Start at the top of the records and, please, print each line exactly through the line that contains "import matplotlib.pyplot as plt", leaving out all pictures.
━━━━━━━━
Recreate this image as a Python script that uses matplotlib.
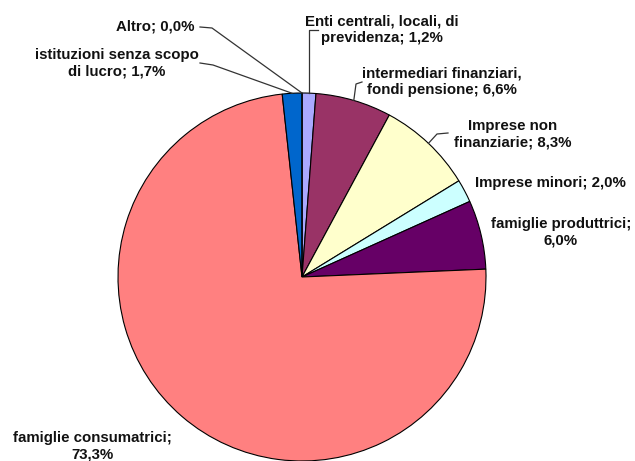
import numpy as np
import matplotlib.pyplot as plt

labels = ["Enti centrali, locali, di\nprevidenza; 1,2%",
          "intermediari finanziari,\nfondi pensione; 6,6%",
          "Imprese non\nfinanziarie; 8,3%",
          "Imprese minori; 2,0%",
          "famiglie produttrici;\n6,0%",
          "famiglie consumatrici;\n73,3%",
          "istituzioni senza scopo\ndi lucro; 1,7%",
          "Altro; 0,0%"]
values = [1.2, 6.6, 8.3, 2.0, 6.0, 73.3, 1.7, 0.0]
colors = ["#a9a9ff", "#993366", "#ffffcc", "#ccffff", "#660066",
          "#ff8080", "#0066cc", "#ccccff"]

W, H = 635, 461
fig = plt.figure(figsize=(W / 100, H / 100), dpi=100)
ax = fig.add_axes([0, 0, 1, 1])

cx, cy, r = 302, H - 277, 184
wedges, _ = ax.pie(values, colors=colors, startangle=90, counterclock=False,
                   center=(cx, cy), radius=r, frame=True,
                   wedgeprops=dict(edgecolor="black", linewidth=0.8))
ax.set_xlim(0, W)
ax.set_ylim(0, H)
ax.axis("off")

def rim(w):
    a = np.deg2rad((w.theta1 + w.theta2) / 2)
    return cx + r * np.cos(a), cy + r * np.sin(a)

# text placement (pixel coords from top-left) and leader elbows
place = [(382, 30), (442, 82), (513, 134), (550, 183), (561, 232),
         (92, 446), (117, 63), (155, 27)]
elbows = {0: [(306, 30), (318, 30)],
          1: [(356, 84), (362, 82)],
          2: [(437, 134), (448, 133)],
          6: [(213, 65), (200, 63)],
          7: [(212, 28), (200, 27)]}

for i, (lab, (tx, ty)) in enumerate(zip(labels, place)):
    ax.text(tx, H - ty, lab, ha="center", va="center", fontsize=10.8,
            fontweight="bold", family="Liberation Sans", linespacing=1.22,
            color="#111111")
    if i in elbows:
        px, py = rim(wedges[i])
        xs = [px] + [e[0] for e in elbows[i]]
        ys = [py] + [H - e[1] for e in elbows[i]]
        if i == 0:
            xs[1] = px
        ax.plot(xs, ys, color="#333333", lw=0.9)

fig.savefig("out.png", dpi=100)
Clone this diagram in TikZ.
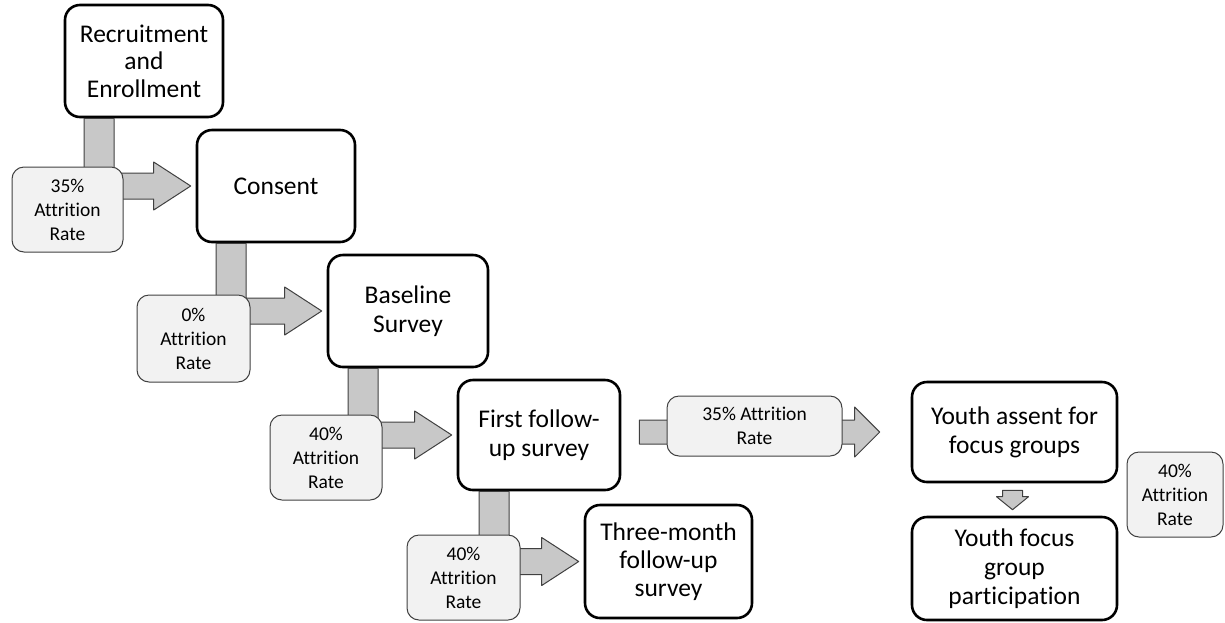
━━━━━━━━
The reply »
Recreate this image as a Python script that uses matplotlib.
import numpy as np
import matplotlib.pyplot as plt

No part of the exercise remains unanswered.